Regarding your friends who are looking at pornography and trying to expose you to it, you say that you “don’t really want to lose them as friends” and that you “don’t want people to think [you are] weird.” I have a couple of thoughts on this. First, it’s not “weird” in any sense of the word to respect the dignity of another person and to see them the way God sees them. God would never want you to look at another person in the way they are portrayed in pornographic images. Believe me, you are far from weird for not wanting to get drawn into this practice.

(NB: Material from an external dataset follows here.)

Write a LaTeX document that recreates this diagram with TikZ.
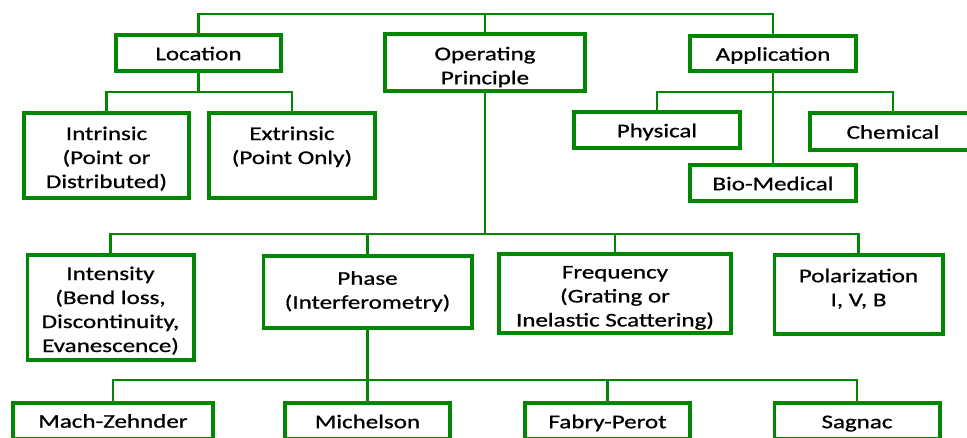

As for losing them as friends, it’s important to understand what a friend is and is not. A true friend would not push you into viewing pornography. A true friend would see that this practice is unhealthy and would respect your choice not to participate. So, if your friends do not want to spend time with you, make fun of you, or even call you “weird” for not being interested in joining in with them, I can assure you these are not your true friends. I know the pressure can be strong to “fit in” with the crowd, but it’s not worth it. You are much better off standing your ground and experiencing their rejection than you are going with the flow of this disordered behavior. Recent brain science studies reveal that pornography can be as powerful as some of the most addictive drugs. Sadly, there are many who are so addicted that they simply cannot find a way to break their habit. This addiction can go on for years and cause much distress, guilt, shame, and sexual confusion. The end result is that an addiction to pornography can (and I dare say “will”) affect your healthy ability to love others in the way God wants you to.
So, stay strong and keep talking to your parents about this. That open communication with them will help you for years to come!